Neither Party shall have any liability under or be deemed to be in breach of this Agreement for any delays or failures in performance of this Agreement which result from circumstances beyond the reasonable control of that Party. The Party affected by such circumstances shall promptly notify the other Party in writing when such circumstances cause a delay or failure in performance and when they cease to do so. If such circumstances continue for a continuous period of more than 6 months, either Party may terminate this Agreement by written notice to the other Party.


This Agreement may only be amended in writing signed by duly authorised representatives of the Parties.


  • Subject to paragraph (b), neither Party may assign, delegate, subcontract, mortgage, charge or otherwise transfer any or all of its rights and obligations under this Agreement without the prior written agreement of the other Party.
  • A Party may assign and transfer all its rights and obligations under this Agreement to any person to which it transfers all of its business, provided that the assignee undertakes in writing to the other Party to be bound by the obligations of the assignor under this Agreement.

Entire agreement

  • This Agreement contains the whole agreement between the Parties in respect of the subject matter of the Agreement, and supersedes and replaces any prior written or oral agreements, representations or understandings between them relating to such subject matter.
  • The Parties confirm that they have not entered into this Agreement on the basis of any representation that is not expressly incorporated into this Agreement.


  • No failure or delay by the Consultant in exercising any right, power or privilege under this Agreement shall impair the same or operate as a waiver of the same nor shall any single or partial exercise of any right, power or privilege preclude any further exercise of the same or the exercise of any other right, power or privilege.
  • The rights and remedies provided in this Agreement are cumulative and not exclusive of any rights and remedies provided by law.

Agency, partnership etc

  • This Agreement shall not constitute or imply any partnership, joint venture, agency, fiduciary relationship or other relationship between the Parties other than the contractual relationship expressly provided for in this Agreement.
  • Neither Party shall have, nor represent that it has, any authority to make any commitments on the other Party’s behalf.

Further assurance

Each Party to this Agreement shall at the request and expense of the other execute and do any deeds and other things reasonably necessary to carry out the provisions of this Agreement or to make it easier to enforce.


If any provision of this Agreement is prohibited by law or judged by a court to be unlawful, void or unenforceable, the provision shall, to the extent required, be severed from this Agreement and rendered ineffective as far as possible without modifying the remaining provisions of this Agreement, and shall not in any way affect any other circumstances of or the validity or enforcement of this Agreement.


  • Subject to paragraph (b), no Party shall issue or make any public announcement or disclose any information regarding this Agreement unless prior to such public announcement or disclosure it furnishes the other Party with a copy of such announcement or information and obtains the approval of the other Party to its terms.
  • No Party shall be prohibited from issuing or making any such public announcement or disclosing such information if it is necessary to do so to comply with any applicable law or the regulations of a recognised stock exchange.

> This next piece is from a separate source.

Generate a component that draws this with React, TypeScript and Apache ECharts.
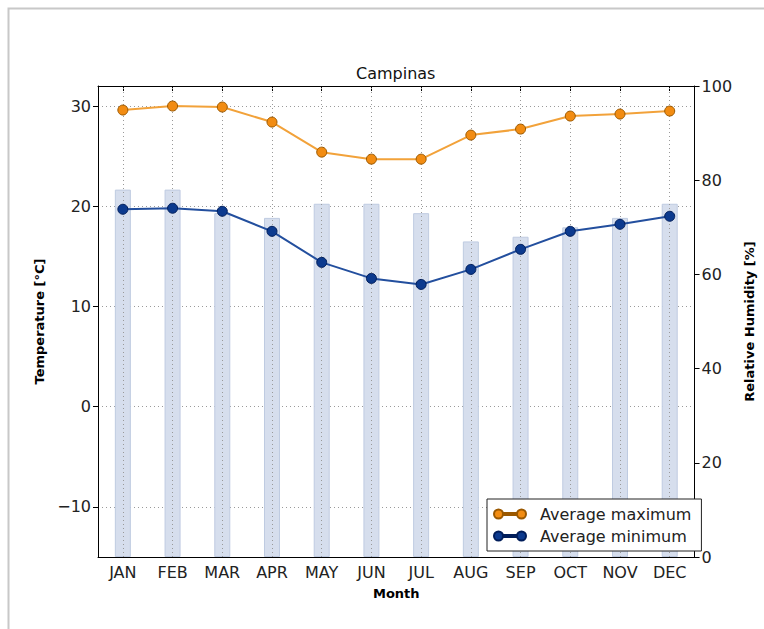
import React, { useEffect, useRef } from "react";
import * as echarts from "echarts";

// Monthly climate normals for Campinas
const months = ["JAN", "FEB", "MAR", "APR", "MAY", "JUN", "JUL", "AUG", "SEP", "OCT", "NOV", "DEC"];
const avgMax = [29.6, 30.0, 29.9, 28.4, 25.4, 24.7, 24.7, 27.1, 27.7, 29.0, 29.2, 29.5];
const avgMin = [19.7, 19.8, 19.5, 17.5, 14.4, 12.8, 12.2, 13.7, 15.7, 17.5, 18.2, 19.0];
const humidity = [78, 78, 73, 72, 75, 75, 73, 67, 68, 70, 72, 75];

const tempRange = [-15, 32];
const humidityRange = [0, 100];

const FONT = "DejaVu Sans";

// legend glyph: a line with a marker at each end
const legendIcon =
  "path://M0,4.5a4.5,4.5 0 1,0 9,0a4.5,4.5 0 1,0 -9,0z M9,3.5h14v2h-14z M23,4.5a4.5,4.5 0 1,0 9,0a4.5,4.5 0 1,0 -9,0z";

// typographic minus for negative tick values
const withMinus = (v: number) => String(v).replace("-", "\u2212");

export default function App() {
  const ref = useRef<HTMLDivElement>(null);

  useEffect(() => {
    if (!ref.current) return;
    const chart = echarts.init(ref.current, null, { renderer: "svg" });

    const axisLine = { show: true, onZero: false, lineStyle: { color: "#000", width: 1 } };
    const tickLabel = { fontSize: 16, color: "#222", fontFamily: FONT };
    const axisName = { fontSize: 13, fontWeight: "bold" as const, color: "#000", fontFamily: FONT };
    const dots = { type: [1, 3] as number[], color: "#9a9a9a", width: 1 };

    chart.setOption({
      animation: false,
      backgroundColor: "#fff",
      textStyle: { fontFamily: FONT },
      graphic: [
        {
          type: "rect",
          z: -10,
          shape: { x: 8.5, y: 8.5, width: 800, height: 700 },
          style: { fill: "none", stroke: "#c8c8c8", lineWidth: 2 },
        },
      ],
      title: {
        text: "Campinas",
        left: 356,
        top: 65,
        padding: 0,
        textStyle: { fontSize: 16, fontWeight: "normal", color: "#111", fontFamily: FONT },
      },
      grid: { left: 98, right: 57, top: 86, bottom: 72 },
      legend: {
        orient: "vertical",
        left: 487,
        top: 499,
        itemWidth: 32,
        itemHeight: 9,
        itemGap: 4,
        padding: [6, 10, 6, 6],
        borderColor: "#222",
        borderWidth: 1,
        borderRadius: 0,
        backgroundColor: "#fff",
        icon: legendIcon,
        data: ["Average maximum", "Average minimum"],
        textStyle: { fontSize: 16, color: "#222", fontFamily: FONT, lineHeight: 18, padding: [0, 0, 0, 9] },
      },
      xAxis: [
        {
          type: "category",
          data: months,
          position: "bottom",
          boundaryGap: true,
          axisLine,
          axisTick: { show: true, inside: true, alignWithLabel: true, length: 5, lineStyle: { color: "#000" } },
          axisLabel: { ...tickLabel, margin: 7 },
          splitLine: { show: false },
          name: "Month",
          nameLocation: "middle",
          nameGap: 30,
          nameTextStyle: axisName,
        },
        {
          type: "category",
          data: months,
          position: "top",
          boundaryGap: true,
          axisLine,
          axisTick: { show: true, inside: true, alignWithLabel: true, length: 5, lineStyle: { color: "#000" } },
          axisLabel: { show: false },
          splitLine: { show: false },
        },
      ],
      yAxis: [
        {
          type: "value",
          position: "left",
          min: tempRange[0],
          max: tempRange[1],
          splitNumber: 5,
          axisLine,
          axisTick: { show: true, inside: false, length: 5, lineStyle: { color: "#000" } },
          axisLabel: { ...tickLabel, margin: 7, showMinLabel: false, showMaxLabel: false, formatter: withMinus },
          splitLine: { show: true, lineStyle: dots },
          name: "Temperature [°C]",
          nameLocation: "middle",
          nameRotate: 90,
          nameGap: 48,
          nameTextStyle: axisName,
        },
        {
          type: "value",
          position: "right",
          min: humidityRange[0],
          max: humidityRange[1],
          interval: 20,
          axisLine,
          axisTick: { show: true, inside: false, length: 5, lineStyle: { color: "#000" } },
          axisLabel: { ...tickLabel, margin: 7 },
          splitLine: { show: false },
          name: "Relative Humidity [%]",
          nameLocation: "middle",
          nameRotate: 90,
          nameGap: 42,
          nameTextStyle: axisName,
        },
      ],
      series: [
        {
          name: "Relative humidity",
          type: "bar",
          xAxisIndex: 0,
          yAxisIndex: 1,
          data: humidity,
          barWidth: 16,
          z: 1,
          itemStyle: { color: "#d6deed", borderColor: "#bfcbe1", borderWidth: 1 },
          markLine: {
            silent: true,
            z: 2,
            symbol: ["none", "none"],
            label: { show: false },
            lineStyle: dots,
            data: months.map((m) => ({ xAxis: m })),
          },
        },
        {
          name: "Average maximum",
          type: "line",
          xAxisIndex: 0,
          yAxisIndex: 0,
          data: avgMax,
          z: 3,
          symbol: "circle",
          symbolSize: 10,
          lineStyle: { color: "#f2a23a", width: 2 },
          itemStyle: { color: "#f28c12", borderColor: "#9a5800", borderWidth: 1 },
        },
        {
          name: "Average minimum",
          type: "line",
          xAxisIndex: 0,
          yAxisIndex: 0,
          data: avgMin,
          z: 3,
          symbol: "circle",
          symbolSize: 10,
          lineStyle: { color: "#234f9e", width: 2 },
          itemStyle: { color: "#0c3a8e", borderColor: "#001d5a", borderWidth: 1 },
        },
      ],
    });

    return () => chart.dispose();
  }, []);

  return (
    <div
      ref={ref}
      style={{ position: "absolute", left: 0, top: 0, width: 764, height: 629 }}
    />
  );
}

A notice or other communication connected with this Agreement has no legal effect unless it is in writing.  In addition to any other method of service provided by law, the notice may be sent by pre-paid post to the address of the addressee as set out in this Agreement, or sent by facsimile to the facsimile number of the addressee.

Law and jurisdiction

This Agreement takes effect, is governed by, and shall be construed in accordance with the laws from time to time in force in Queensland, Australia. The Parties submit to the non-exclusive jurisdiction of the courts of Queensland.